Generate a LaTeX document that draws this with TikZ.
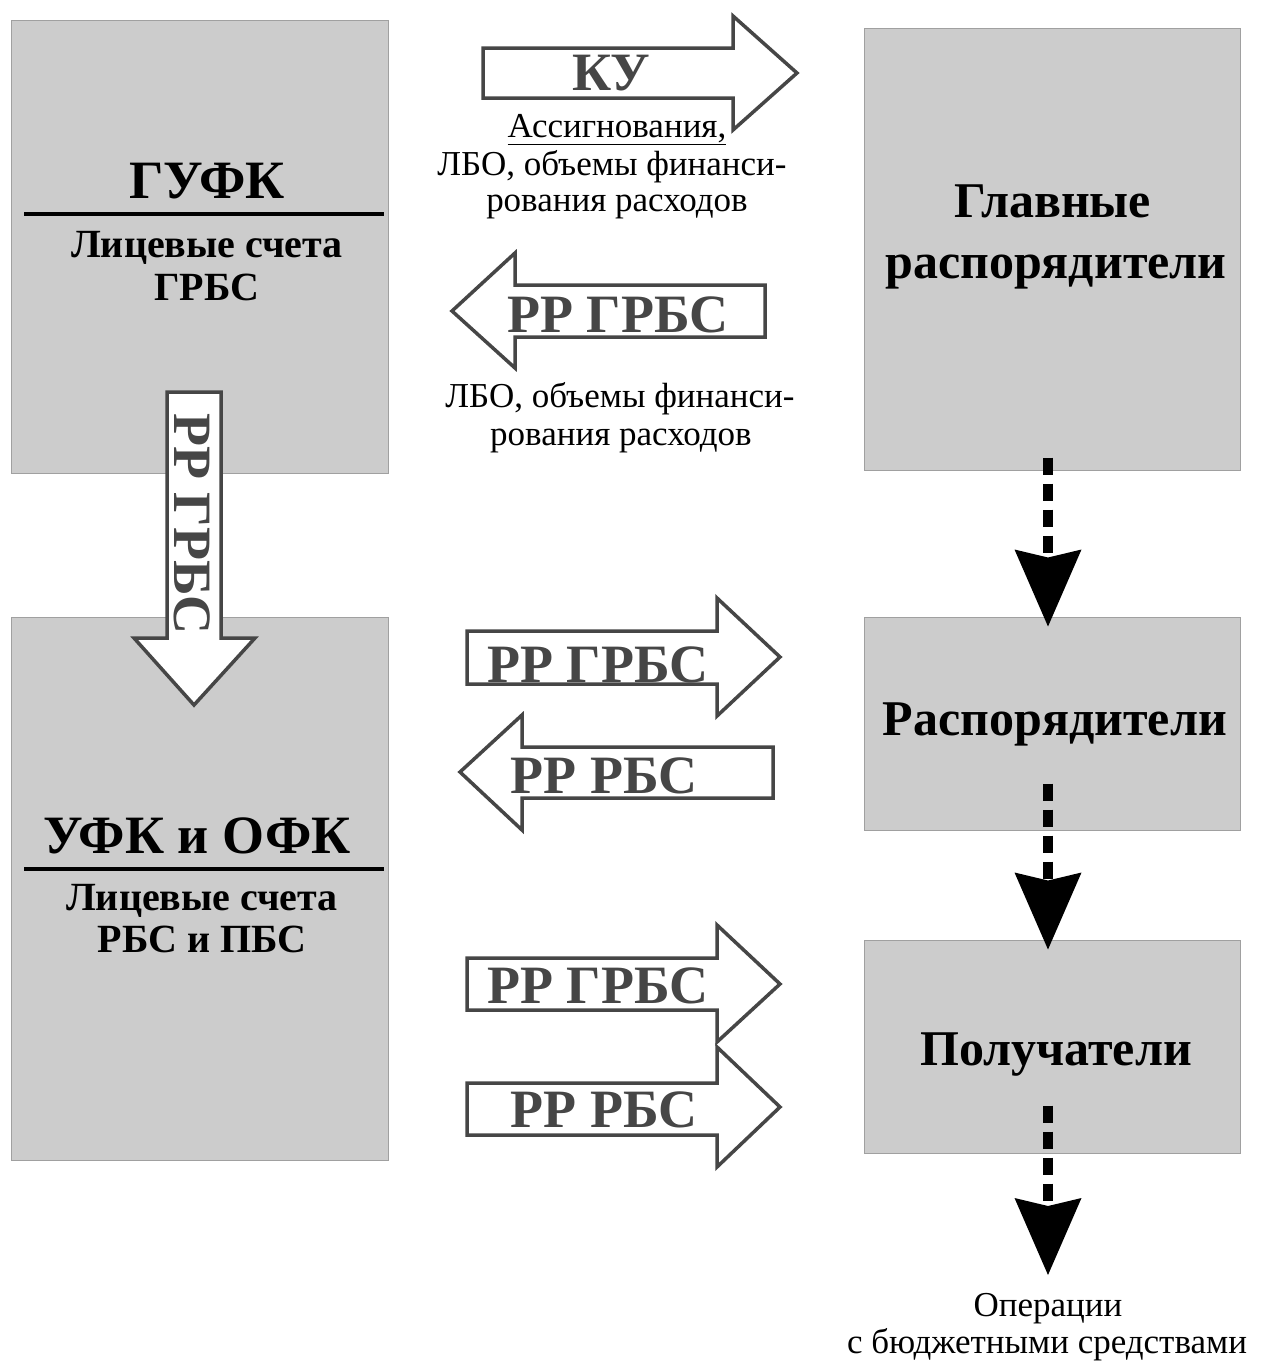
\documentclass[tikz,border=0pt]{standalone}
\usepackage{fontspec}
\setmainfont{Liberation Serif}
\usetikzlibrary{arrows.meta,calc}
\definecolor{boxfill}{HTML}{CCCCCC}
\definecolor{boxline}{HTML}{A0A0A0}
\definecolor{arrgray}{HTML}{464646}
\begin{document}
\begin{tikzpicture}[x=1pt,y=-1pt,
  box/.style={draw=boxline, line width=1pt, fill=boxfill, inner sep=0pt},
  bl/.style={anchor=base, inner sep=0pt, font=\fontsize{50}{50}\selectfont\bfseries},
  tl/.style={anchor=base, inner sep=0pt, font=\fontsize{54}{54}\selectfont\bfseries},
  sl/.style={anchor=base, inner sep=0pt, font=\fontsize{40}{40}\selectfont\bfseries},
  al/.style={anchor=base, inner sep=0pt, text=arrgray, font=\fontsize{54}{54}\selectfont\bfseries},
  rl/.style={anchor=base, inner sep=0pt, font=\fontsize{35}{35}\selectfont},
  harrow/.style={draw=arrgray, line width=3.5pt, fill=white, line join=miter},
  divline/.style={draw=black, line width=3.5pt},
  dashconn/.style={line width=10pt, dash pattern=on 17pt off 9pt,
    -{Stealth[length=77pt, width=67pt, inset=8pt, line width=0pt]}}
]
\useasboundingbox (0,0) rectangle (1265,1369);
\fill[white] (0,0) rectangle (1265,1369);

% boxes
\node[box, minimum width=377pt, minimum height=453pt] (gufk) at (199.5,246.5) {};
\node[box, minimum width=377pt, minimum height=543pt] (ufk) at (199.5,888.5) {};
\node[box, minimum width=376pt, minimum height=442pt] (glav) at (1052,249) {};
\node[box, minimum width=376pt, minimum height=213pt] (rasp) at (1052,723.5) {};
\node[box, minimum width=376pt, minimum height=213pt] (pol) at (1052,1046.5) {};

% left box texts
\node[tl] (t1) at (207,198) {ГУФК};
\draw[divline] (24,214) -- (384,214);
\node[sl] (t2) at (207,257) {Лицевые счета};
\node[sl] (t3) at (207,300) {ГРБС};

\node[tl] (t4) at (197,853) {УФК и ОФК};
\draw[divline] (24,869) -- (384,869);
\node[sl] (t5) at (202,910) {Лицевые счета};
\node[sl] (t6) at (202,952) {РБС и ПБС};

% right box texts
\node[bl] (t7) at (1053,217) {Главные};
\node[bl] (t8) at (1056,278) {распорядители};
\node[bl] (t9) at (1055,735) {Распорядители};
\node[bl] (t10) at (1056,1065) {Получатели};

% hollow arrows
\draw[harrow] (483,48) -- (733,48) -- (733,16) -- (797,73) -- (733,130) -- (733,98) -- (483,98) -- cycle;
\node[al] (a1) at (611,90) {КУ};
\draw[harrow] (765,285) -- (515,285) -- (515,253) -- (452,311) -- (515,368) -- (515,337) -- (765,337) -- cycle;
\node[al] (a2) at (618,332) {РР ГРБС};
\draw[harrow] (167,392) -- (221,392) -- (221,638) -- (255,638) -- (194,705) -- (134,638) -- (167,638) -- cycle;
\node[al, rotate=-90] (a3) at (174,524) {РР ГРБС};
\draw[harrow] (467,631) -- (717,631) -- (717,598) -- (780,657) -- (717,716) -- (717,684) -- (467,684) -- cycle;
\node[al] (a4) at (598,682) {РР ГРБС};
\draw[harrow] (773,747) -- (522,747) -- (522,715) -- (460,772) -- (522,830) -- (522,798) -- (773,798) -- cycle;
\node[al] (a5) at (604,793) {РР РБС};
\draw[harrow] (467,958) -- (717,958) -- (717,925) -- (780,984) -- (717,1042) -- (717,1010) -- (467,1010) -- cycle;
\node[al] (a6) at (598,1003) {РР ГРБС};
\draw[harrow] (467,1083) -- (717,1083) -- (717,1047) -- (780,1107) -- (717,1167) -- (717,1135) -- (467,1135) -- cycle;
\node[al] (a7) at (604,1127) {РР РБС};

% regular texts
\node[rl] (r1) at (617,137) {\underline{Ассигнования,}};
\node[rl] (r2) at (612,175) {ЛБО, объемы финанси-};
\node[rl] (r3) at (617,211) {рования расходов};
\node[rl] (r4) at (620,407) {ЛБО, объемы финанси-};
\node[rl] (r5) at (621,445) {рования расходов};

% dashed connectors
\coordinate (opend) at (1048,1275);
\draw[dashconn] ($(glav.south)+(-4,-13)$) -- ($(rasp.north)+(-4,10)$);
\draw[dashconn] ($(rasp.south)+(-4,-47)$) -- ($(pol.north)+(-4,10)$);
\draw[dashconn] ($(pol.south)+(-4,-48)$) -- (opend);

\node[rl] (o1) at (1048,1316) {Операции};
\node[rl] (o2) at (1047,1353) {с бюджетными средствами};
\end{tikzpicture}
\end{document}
++++++
◆ DIRECTIONS FOR THIS TASK ◆
Repeat the lines above exactly, and keep every picture out.

◆ FULL RESPONSE ◆
Generate a LaTeX document that draws this with TikZ.
\documentclass[tikz,border=0pt]{standalone}
\usepackage{fontspec}
\setmainfont{Liberation Serif}
\usetikzlibrary{arrows.meta,calc}
\definecolor{boxfill}{HTML}{CCCCCC}
\definecolor{boxline}{HTML}{A0A0A0}
\definecolor{arrgray}{HTML}{464646}
\begin{document}
\begin{tikzpicture}[x=1pt,y=-1pt,
  box/.style={draw=boxline, line width=1pt, fill=boxfill, inner sep=0pt},
  bl/.style={anchor=base, inner sep=0pt, font=\fontsize{50}{50}\selectfont\bfseries},
  tl/.style={anchor=base, inner sep=0pt, font=\fontsize{54}{54}\selectfont\bfseries},
  sl/.style={anchor=base, inner sep=0pt, font=\fontsize{40}{40}\selectfont\bfseries},
  al/.style={anchor=base, inner sep=0pt, text=arrgray, font=\fontsize{54}{54}\selectfont\bfseries},
  rl/.style={anchor=base, inner sep=0pt, font=\fontsize{35}{35}\selectfont},
  harrow/.style={draw=arrgray, line width=3.5pt, fill=white, line join=miter},
  divline/.style={draw=black, line width=3.5pt},
  dashconn/.style={line width=10pt, dash pattern=on 17pt off 9pt,
    -{Stealth[length=77pt, width=67pt, inset=8pt, line width=0pt]}}
]
\useasboundingbox (0,0) rectangle (1265,1369);
\fill[white] (0,0) rectangle (1265,1369);

% boxes
\node[box, minimum width=377pt, minimum height=453pt] (gufk) at (199.5,246.5) {};
\node[box, minimum width=377pt, minimum height=543pt] (ufk) at (199.5,888.5) {};
\node[box, minimum width=376pt, minimum height=442pt] (glav) at (1052,249) {};
\node[box, minimum width=376pt, minimum height=213pt] (rasp) at (1052,723.5) {};
\node[box, minimum width=376pt, minimum height=213pt] (pol) at (1052,1046.5) {};

% left box texts
\node[tl] (t1) at (207,198) {ГУФК};
\draw[divline] (24,214) -- (384,214);
\node[sl] (t2) at (207,257) {Лицевые счета};
\node[sl] (t3) at (207,300) {ГРБС};

\node[tl] (t4) at (197,853) {УФК и ОФК};
\draw[divline] (24,869) -- (384,869);
\node[sl] (t5) at (202,910) {Лицевые счета};
\node[sl] (t6) at (202,952) {РБС и ПБС};

% right box texts
\node[bl] (t7) at (1053,217) {Главные};
\node[bl] (t8) at (1056,278) {распорядители};
\node[bl] (t9) at (1055,735) {Распорядители};
\node[bl] (t10) at (1056,1065) {Получатели};

% hollow arrows
\draw[harrow] (483,48) -- (733,48) -- (733,16) -- (797,73) -- (733,130) -- (733,98) -- (483,98) -- cycle;
\node[al] (a1) at (611,90) {КУ};
\draw[harrow] (765,285) -- (515,285) -- (515,253) -- (452,311) -- (515,368) -- (515,337) -- (765,337) -- cycle;
\node[al] (a2) at (618,332) {РР ГРБС};
\draw[harrow] (167,392) -- (221,392) -- (221,638) -- (255,638) -- (194,705) -- (134,638) -- (167,638) -- cycle;
\node[al, rotate=-90] (a3) at (174,524) {РР ГРБС};
\draw[harrow] (467,631) -- (717,631) -- (717,598) -- (780,657) -- (717,716) -- (717,684) -- (467,684) -- cycle;
\node[al] (a4) at (598,682) {РР ГРБС};
\draw[harrow] (773,747) -- (522,747) -- (522,715) -- (460,772) -- (522,830) -- (522,798) -- (773,798) -- cycle;
\node[al] (a5) at (604,793) {РР РБС};
\draw[harrow] (467,958) -- (717,958) -- (717,925) -- (780,984) -- (717,1042) -- (717,1010) -- (467,1010) -- cycle;
\node[al] (a6) at (598,1003) {РР ГРБС};
\draw[harrow] (467,1083) -- (717,1083) -- (717,1047) -- (780,1107) -- (717,1167) -- (717,1135) -- (467,1135) -- cycle;
\node[al] (a7) at (604,1127) {РР РБС};

% regular texts
\node[rl] (r1) at (617,137) {\underline{Ассигнования,}};
\node[rl] (r2) at (612,175) {ЛБО, объемы финанси-};
\node[rl] (r3) at (617,211) {рования расходов};
\node[rl] (r4) at (620,407) {ЛБО, объемы финанси-};
\node[rl] (r5) at (621,445) {рования расходов};

% dashed connectors
\coordinate (opend) at (1048,1275);
\draw[dashconn] ($(glav.south)+(-4,-13)$) -- ($(rasp.north)+(-4,10)$);
\draw[dashconn] ($(rasp.south)+(-4,-47)$) -- ($(pol.north)+(-4,10)$);
\draw[dashconn] ($(pol.south)+(-4,-48)$) -- (opend);

\node[rl] (o1) at (1048,1316) {Операции};
\node[rl] (o2) at (1047,1353) {с бюджетными средствами};
\end{tikzpicture}
\end{document}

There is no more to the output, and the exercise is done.